S&P 500 from 12/31/06 to 6/2/09



Click to enlarge


  • covered combinations (long shares, short straddles or strangles) outperformed, somewhat surprising in my case because it included a lot of homebuilders, not a class that did well during the period. Logically, the strategy is attractive, under the theory that a stock can't go both directions at once and you are being paid to buy low and sell high, which is exactly what you want to do anyway. Volatility was elevated during much a the time, making the premiums attractive. I would guess that anyone who used this strategy and avoided the most troublesome sectors did well. Paul Price here on Seeking Alpha has recommended a great many of these positions.

  • Long in the money calls did well, surprising because the leverage involved should make it under-perform in a down market. I used mostly LEAPs, so the time to expiration and increase in premium due to volatility helped me exit bad positions with some salvage.
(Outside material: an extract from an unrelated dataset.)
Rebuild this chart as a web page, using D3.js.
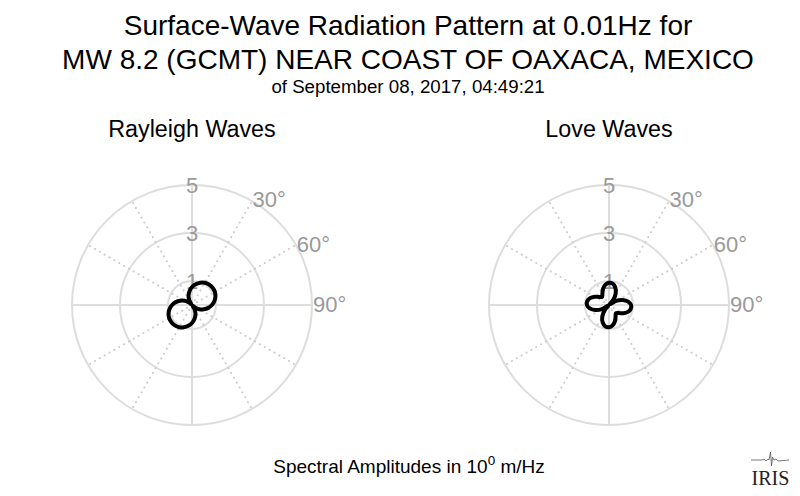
<!DOCTYPE html>
<html><head><meta charset="utf-8">
<script src="https://cdn.jsdelivr.net/npm/d3@7"></script>
<style>body{margin:0;background:#fff}svg{display:block;font-family:"Liberation Sans",Arial,Helvetica,sans-serif}</style>
</head><body><svg id="c" width="800" height="496"></svg>
<script>
// ---- data (amplitudes in 10^0 m/Hz, azimuth in degrees clockwise from north)
const azimuths = [0,10,20,30,40,50,60,70,80,90,100,110,120,130,140,150,160,170,
                  180,190,200,210,220,230,240,250,260,270,280,290,300,310,320,330,340,350];
const rayleighAmp = [0.75,0.88,0.99,1.07,1.11,1.12,1.10,1.04,0.95,0.83,0.69,0.53,0.35,0.16,0.04,0.23,0.42,0.59,
                     0.75,0.88,0.99,1.07,1.11,1.12,1.10,1.04,0.95,0.83,0.69,0.53,0.35,0.16,0.04,0.23,0.42,0.59];
const loveAmp = [0.93,0.90,0.77,0.56,0.28,0.03,0.34,0.61,0.81,0.92,0.92,0.84,0.69,0.52,0.45,0.55,0.72,0.86,
                 0.93,0.90,0.77,0.56,0.28,0.03,0.34,0.61,0.81,0.92,0.92,0.84,0.69,0.52,0.45,0.55,0.72,0.86];
const panelTitles = ["Rayleigh Waves", "Love Waves"];
const radialTicks = [1, 3, 5];
const solidSpokes = [0, 90, 180, 270];
const dottedSpokes = [30, 60, 120, 150, 210, 240, 300, 330];
const angleLabels = [30, 60, 90];
const titleLines = ["Surface-Wave Radiation Pattern at 0.01Hz for",
                    "MW 8.2 (GCMT) NEAR COAST OF OAXACA, MEXICO"];
const subTitle = "of September 08, 2017, 04:49:21";

// ---- drawing
const svg = d3.select("#c");
const rad = d => d * Math.PI / 180;
const r = d3.scaleLinear().domain([0, 5]).range([0, 120]);
const gridColor = "#dddddd", labelColor = "#999999";

svg.append("g").selectAll("text").data(titleLines).join("text")
  .attr("x", 408).attr("y", (d, i) => 35 + i * 34)
  .attr("text-anchor", "middle").attr("font-size", 28).attr("fill", "#000").text(d => d);
svg.append("text").attr("x", 408).attr("y", 92.5).attr("text-anchor", "middle")
  .attr("font-size", 18.7).text(subTitle);

const panels = [
  {cx: 192, cy: 305, values: rayleighAmp, title: panelTitles[0]},
  {cx: 609, cy: 305, values: loveAmp, title: panelTitles[1]}
];

panels.forEach(p => {
  const g = svg.append("g").attr("transform", `translate(${p.cx},${p.cy})`);
  svg.append("text").attr("x", p.cx).attr("y", 137).attr("text-anchor", "middle")
    .attr("font-size", 23.3).text(p.title);

  g.selectAll("circle.grid").data(radialTicks).join("circle")
    .attr("r", d => r(d)).attr("fill", "none").attr("stroke", gridColor).attr("stroke-width", 2);
  g.selectAll("line.solid").data(solidSpokes).join("line")
    .attr("x1", 0).attr("y1", 0)
    .attr("x2", d => r(5) * Math.sin(rad(d))).attr("y2", d => -r(5) * Math.cos(rad(d)))
    .attr("stroke", gridColor).attr("stroke-width", 2);
  g.selectAll("line.dot").data(dottedSpokes).join("line")
    .attr("x1", 0).attr("y1", 0)
    .attr("x2", d => r(5) * Math.sin(rad(d))).attr("y2", d => -r(5) * Math.cos(rad(d)))
    .attr("stroke", "#cccccc").attr("stroke-width", 2)
    .attr("stroke-dasharray", "0.1,5.5").attr("stroke-linecap", "round");

  g.selectAll("text.rt").data(radialTicks).join("text")
    .attr("x", 0).attr("y", d => -r(d)).attr("dy", "0.35em")
    .attr("text-anchor", "middle").attr("font-size", 22).attr("fill", labelColor).text(d => d);
  g.selectAll("text.at").data(angleLabels).join("text")
    .attr("x", d => 121 * Math.sin(rad(d))).attr("y", d => -121 * Math.cos(rad(d))).attr("dy", "0.33em")
    .attr("text-anchor", "start").attr("font-size", 22).attr("fill", labelColor).text(d => d + "°");

  const line = d3.lineRadial()
    .angle((d, i) => rad(azimuths[i])).radius(d => r(d))
    .curve(d3.curveCatmullRomClosed);
  g.append("path").attr("d", line(p.values)).attr("fill", "none")
    .attr("stroke", "#000").attr("stroke-width", 4).attr("stroke-linejoin", "round");
});

const foot = svg.append("text").attr("x", 409).attr("y", 473).attr("text-anchor", "middle")
  .attr("font-size", 19);
foot.append("tspan").text("Spectral Amplitudes in 10");
foot.append("tspan").attr("dy", -8).attr("font-size", 13.5).text("0");
foot.append("tspan").attr("dy", 8).text(" m/Hz");

// IRIS mark
const logo = svg.append("g").attr("transform", "translate(751,450)");
logo.append("path")
  .attr("d", "M0,10 L11,10 L13,9 L15,11 L17,9 L18,10 L19.5,2 L20.5,16 L21.5,7 L23,10 L25,9 L27,11 L38,10")
  .attr("fill", "none").attr("stroke", "#555").attr("stroke-width", 0.8);
logo.append("text").attr("x", 19.5).attr("y", 35).attr("text-anchor", "middle")
  .attr("font-family", "'Liberation Serif','Times New Roman',serif").attr("font-size", 20)
  .attr("fill", "#222").text("IRIS");
</script></body></html>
The better positions I rolled down, selling time premium when volatility was high and lowering my break-even. This strategy did very well from 2004-2006 and stood up better than I would have thought during the meltdown.

  • Hedging with puts helped me a lot. I accumulated distant expiration S&P 100 (OEX) puts, out of the money, while the market was high and volatility was low. The intention was to protect the long in the money calls, which I expected to under-perform in a down market. I sold the puts way early, January 08: so sad, otherwise I would have escaped the collapse in pretty good condition.
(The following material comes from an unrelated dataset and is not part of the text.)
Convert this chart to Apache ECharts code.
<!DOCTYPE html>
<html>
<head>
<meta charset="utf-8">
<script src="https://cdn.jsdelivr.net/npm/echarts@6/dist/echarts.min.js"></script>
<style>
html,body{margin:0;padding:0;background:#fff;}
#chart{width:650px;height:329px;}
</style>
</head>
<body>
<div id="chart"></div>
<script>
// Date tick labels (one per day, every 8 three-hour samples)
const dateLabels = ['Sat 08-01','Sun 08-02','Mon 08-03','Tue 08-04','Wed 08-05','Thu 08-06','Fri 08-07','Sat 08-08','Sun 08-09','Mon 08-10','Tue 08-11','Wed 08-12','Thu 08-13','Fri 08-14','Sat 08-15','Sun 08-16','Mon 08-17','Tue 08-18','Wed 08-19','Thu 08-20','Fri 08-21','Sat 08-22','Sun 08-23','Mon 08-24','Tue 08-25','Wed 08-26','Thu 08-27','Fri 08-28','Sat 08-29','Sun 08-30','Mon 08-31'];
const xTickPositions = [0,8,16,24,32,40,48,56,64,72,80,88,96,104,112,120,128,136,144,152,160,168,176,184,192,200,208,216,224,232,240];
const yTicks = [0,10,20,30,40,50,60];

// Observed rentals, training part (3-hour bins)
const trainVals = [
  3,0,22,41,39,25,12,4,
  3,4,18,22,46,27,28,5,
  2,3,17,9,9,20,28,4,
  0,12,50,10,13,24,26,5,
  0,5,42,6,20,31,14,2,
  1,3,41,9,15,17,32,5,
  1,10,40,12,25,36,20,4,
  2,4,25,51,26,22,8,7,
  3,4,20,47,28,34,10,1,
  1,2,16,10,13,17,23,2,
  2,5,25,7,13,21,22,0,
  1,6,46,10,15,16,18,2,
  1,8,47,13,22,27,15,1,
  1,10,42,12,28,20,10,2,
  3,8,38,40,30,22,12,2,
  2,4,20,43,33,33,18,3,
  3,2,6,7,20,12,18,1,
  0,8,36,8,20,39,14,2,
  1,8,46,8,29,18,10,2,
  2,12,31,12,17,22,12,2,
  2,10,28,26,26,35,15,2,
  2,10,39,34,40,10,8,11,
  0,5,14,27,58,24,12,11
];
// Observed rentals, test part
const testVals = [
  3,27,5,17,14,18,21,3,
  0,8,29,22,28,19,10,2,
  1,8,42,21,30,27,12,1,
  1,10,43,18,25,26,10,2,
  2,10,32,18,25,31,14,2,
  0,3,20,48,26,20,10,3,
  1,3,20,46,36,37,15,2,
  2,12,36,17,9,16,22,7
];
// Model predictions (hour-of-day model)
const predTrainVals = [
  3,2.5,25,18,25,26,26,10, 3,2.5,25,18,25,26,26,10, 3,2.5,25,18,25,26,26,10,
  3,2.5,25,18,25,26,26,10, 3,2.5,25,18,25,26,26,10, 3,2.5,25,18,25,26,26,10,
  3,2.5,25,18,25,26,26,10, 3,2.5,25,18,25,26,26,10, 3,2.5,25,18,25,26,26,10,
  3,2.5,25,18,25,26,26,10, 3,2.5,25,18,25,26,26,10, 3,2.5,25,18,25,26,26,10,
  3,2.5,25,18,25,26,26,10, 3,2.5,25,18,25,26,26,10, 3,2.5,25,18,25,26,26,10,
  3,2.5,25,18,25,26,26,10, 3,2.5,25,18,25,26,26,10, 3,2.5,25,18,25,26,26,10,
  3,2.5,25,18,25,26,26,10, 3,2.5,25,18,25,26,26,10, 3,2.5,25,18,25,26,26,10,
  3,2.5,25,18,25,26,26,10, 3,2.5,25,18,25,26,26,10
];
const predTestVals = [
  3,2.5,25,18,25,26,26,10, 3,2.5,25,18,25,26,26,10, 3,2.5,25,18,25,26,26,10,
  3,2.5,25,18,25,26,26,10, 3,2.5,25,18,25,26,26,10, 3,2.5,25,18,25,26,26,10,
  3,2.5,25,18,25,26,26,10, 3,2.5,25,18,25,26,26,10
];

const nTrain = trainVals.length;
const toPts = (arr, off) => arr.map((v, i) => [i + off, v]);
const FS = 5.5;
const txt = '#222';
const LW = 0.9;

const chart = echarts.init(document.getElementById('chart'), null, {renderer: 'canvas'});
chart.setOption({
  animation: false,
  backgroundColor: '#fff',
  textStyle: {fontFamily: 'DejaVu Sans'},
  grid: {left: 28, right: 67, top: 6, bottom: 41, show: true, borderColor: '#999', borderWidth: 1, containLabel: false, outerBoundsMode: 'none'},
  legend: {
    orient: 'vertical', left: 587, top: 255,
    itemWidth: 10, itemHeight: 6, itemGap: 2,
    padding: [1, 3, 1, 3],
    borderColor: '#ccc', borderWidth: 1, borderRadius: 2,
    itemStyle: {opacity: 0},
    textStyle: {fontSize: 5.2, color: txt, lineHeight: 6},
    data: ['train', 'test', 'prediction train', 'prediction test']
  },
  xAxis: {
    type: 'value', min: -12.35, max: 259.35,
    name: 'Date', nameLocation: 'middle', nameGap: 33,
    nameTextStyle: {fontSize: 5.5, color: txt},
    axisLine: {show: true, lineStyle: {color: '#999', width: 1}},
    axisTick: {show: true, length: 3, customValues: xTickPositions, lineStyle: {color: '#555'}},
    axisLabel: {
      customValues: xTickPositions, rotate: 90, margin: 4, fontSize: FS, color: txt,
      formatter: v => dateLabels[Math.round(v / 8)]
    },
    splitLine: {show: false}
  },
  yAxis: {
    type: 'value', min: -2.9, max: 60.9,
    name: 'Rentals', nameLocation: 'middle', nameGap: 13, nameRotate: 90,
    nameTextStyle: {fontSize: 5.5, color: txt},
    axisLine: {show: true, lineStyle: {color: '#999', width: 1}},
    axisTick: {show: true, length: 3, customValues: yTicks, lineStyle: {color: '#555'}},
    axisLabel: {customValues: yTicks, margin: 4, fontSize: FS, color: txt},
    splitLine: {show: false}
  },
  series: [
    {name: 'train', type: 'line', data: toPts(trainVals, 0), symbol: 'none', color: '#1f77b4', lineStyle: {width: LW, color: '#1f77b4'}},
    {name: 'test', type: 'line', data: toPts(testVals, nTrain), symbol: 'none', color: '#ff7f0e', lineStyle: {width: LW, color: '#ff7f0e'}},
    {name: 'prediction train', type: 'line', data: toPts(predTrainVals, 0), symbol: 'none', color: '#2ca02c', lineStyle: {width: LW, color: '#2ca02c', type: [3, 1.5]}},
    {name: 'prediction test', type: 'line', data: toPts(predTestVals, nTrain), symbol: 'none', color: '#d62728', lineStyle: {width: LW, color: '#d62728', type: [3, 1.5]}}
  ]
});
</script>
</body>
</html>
  • Long vertical call spreads and diagonal call spreads should probably be lumped with the long in the money calls: they all rely on using calls as a substitute for owning the shares. Considering the group of them together with the OEX puts used to hedge them, they out-performed the market.

  • Selling naked puts – I don't want to talk about it...this is something I did with impunity during times of turmoil from 2004-2006, but which wreaked havoc during the big meltdown. Curiously, selling puts as part of the covered combo or reverse collar did me no lasting harm.
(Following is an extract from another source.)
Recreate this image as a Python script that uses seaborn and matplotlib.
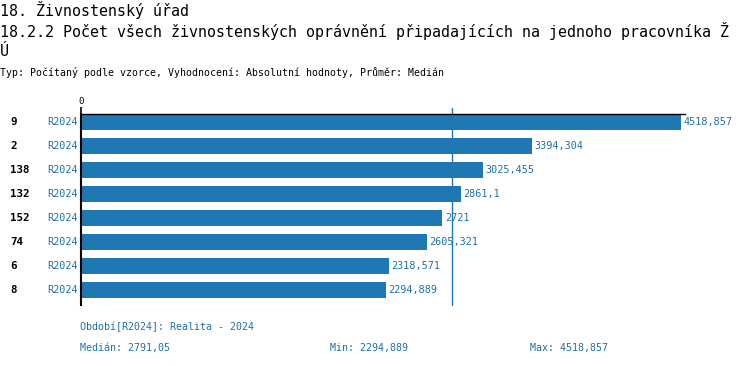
import numpy as np
import pandas as pd
import matplotlib
matplotlib.use("Agg")
import matplotlib.pyplot as plt
import matplotlib.transforms as mtransforms
import seaborn as sns

# data
ids = ["9", "2", "138", "132", "152", "74", "6", "8"]
periods = ["R2024"] * 8
values = [4518.857, 3394.304, 3025.455, 2861.1, 2721, 2605.321, 2318.571, 2294.889]
median_val = 2791.05
min_val = 2294.889
max_val = 4518.857

BLUE = "#1f77b4"
TXT_BLUE = "#1f6fae"
MONO = ["DejaVu Sans Mono"]


def fmt(v):
    return ("%.3f" % v).rstrip("0").rstrip(".").replace(".", ",")


df = pd.DataFrame({"id": ids, "period": periods, "value": values})

sns.set_style("white")
plt.rcParams["font.family"] = MONO
plt.rcParams["text.color"] = "black"

W, H = 750, 366
fig = plt.figure(figsize=(W / 100, H / 100), dpi=100)
ax = fig.add_axes([81 / W, 1 - 305 / H, 604 / W, 191 / H])

sns.barplot(data=df, x="value", y="id", orient="h", color=BLUE,
            width=0.667, saturation=1, ax=ax, order=ids, linewidth=0)

ax.set_xlim(0, 4550)
ax.set_ylim(7.625, -0.333)
ax.set_xlabel("")
ax.set_ylabel("")

# axes look: top line + left line only
for s in ["right", "bottom"]:
    ax.spines[s].set_visible(False)
ax.spines["top"].set_color("black")
ax.spines["top"].set_linewidth(1)
ax.spines["left"].set_color("black")
ax.spines["left"].set_linewidth(1.5)
ax.xaxis.tick_top()
ax.set_xticks([0])
ax.set_xticklabels(["0"], fontsize=6.5)
ax.tick_params(axis="x", direction="out", length=5, width=1.2, pad=1, colors="black")
ax.set_yticks([])

# median line
ax.axvline(median_val, ymin=0, ymax=1 + 6 / 191, clip_on=False, color=BLUE, lw=1)

# value labels
ax.bar_label(ax.containers[0], labels=[fmt(v) for v in values], padding=2,
             color=TXT_BLUE, fontsize=7.3, family=MONO)

# row labels
trans = mtransforms.blended_transform_factory(fig.transFigure, ax.transData)
for i, (k, p) in enumerate(zip(ids, periods)):
    ax.text(10 / W, i, k, transform=trans, ha="left", va="center",
            fontsize=7.8, fontweight="bold", color="black")
    ax.text(78 / W, i, p, transform=trans, ha="right", va="center",
            fontsize=7.3, color=TXT_BLUE)

# titles
fig.text(0, 1 - 10 / H, "18. Živnostenský úřad", fontsize=10.8, va="center", ha="left")
fig.text(0, 1 - 31 / H,
         "18.2.2 Počet všech živnostenských oprávnění připadajících na jednoho pracovníka Ž",
         fontsize=10.8, va="center", ha="left")
fig.text(0, 1 - 51 / H, "Ú", fontsize=10.8, va="center", ha="left")
fig.text(0, 1 - 73 / H,
         "Typ: Počítaný podle vzorce, Vyhodnocení: Absolutní hodnoty, Průměr: Medián",
         fontsize=7.1, va="center", ha="left")

# footer
fig.text(80 / W, 1 - 327 / H, "Období[R2024]: Realita - 2024", fontsize=7.2,
         color=TXT_BLUE, va="center")
fig.text(80 / W, 1 - 348 / H, "Medián: " + fmt(median_val), fontsize=7.2,
         color=TXT_BLUE, va="center")
fig.text(330 / W, 1 - 348 / H, "Min: " + fmt(min_val), fontsize=7.2,
         color=TXT_BLUE, va="center")
fig.text(530 / W, 1 - 348 / H, "Max: " + fmt(max_val), fontsize=7.2,
         color=TXT_BLUE, va="center")

fig.savefig("out.png", dpi=100)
  • Long out of the money calls is not something I do much. It's like buying lottery tickets, so I try to restrict it to situations where I think I know the winning number.

  • Reverse collar or fence – buying out of the money calls and funding it by selling out of the money puts. This worked well the few times I used it. Probably it should be grouped with out of the money calls: they both rely on the idea that options premiums don't properly reflect the upside on beaten down or volatile stocks.

  • Long shares, at a little less than half of the portfolio, underperformed the portfolio as a whole, suggesting that options helped performance.

Conclusions – options are fascinating and offer the attraction of leverage and the potential to change the risk/reward profile of a situation. Frequent trading exposes the investor/speculator to high commissions and slippage on the bid/ask spread. Enjoying options as much as I do, I have often wondered if overall they did me any good, or if I was enriching my broker at my own expense.

Not specifically analyzed but looking at it this was a period of time where risking a lot to gain a little was punished: similarly, risking a little to gain a lot was often rewarded.

To answer my own question, options increased my profits when I had an accurate understanding of the underlying stock in the context of existing market conditions. Where a conscious effort was made to use options to reduce or manage risk, benefits followed. There were cases where the stock made a round trip, or worse, but I made a profit. At times large returns were extracted from low risk propositions. The benefits outweighed the costs.

Where I didn't understand the stock, or neglected risk management, options amplified the results of mistakes, with painful consequences. So options are good tools, effective, but need to be used carefully, with strategies that are appropriate to the underlying situation.

Disclosure – I own and use the software mentioned, and have no other relationship with the vendor.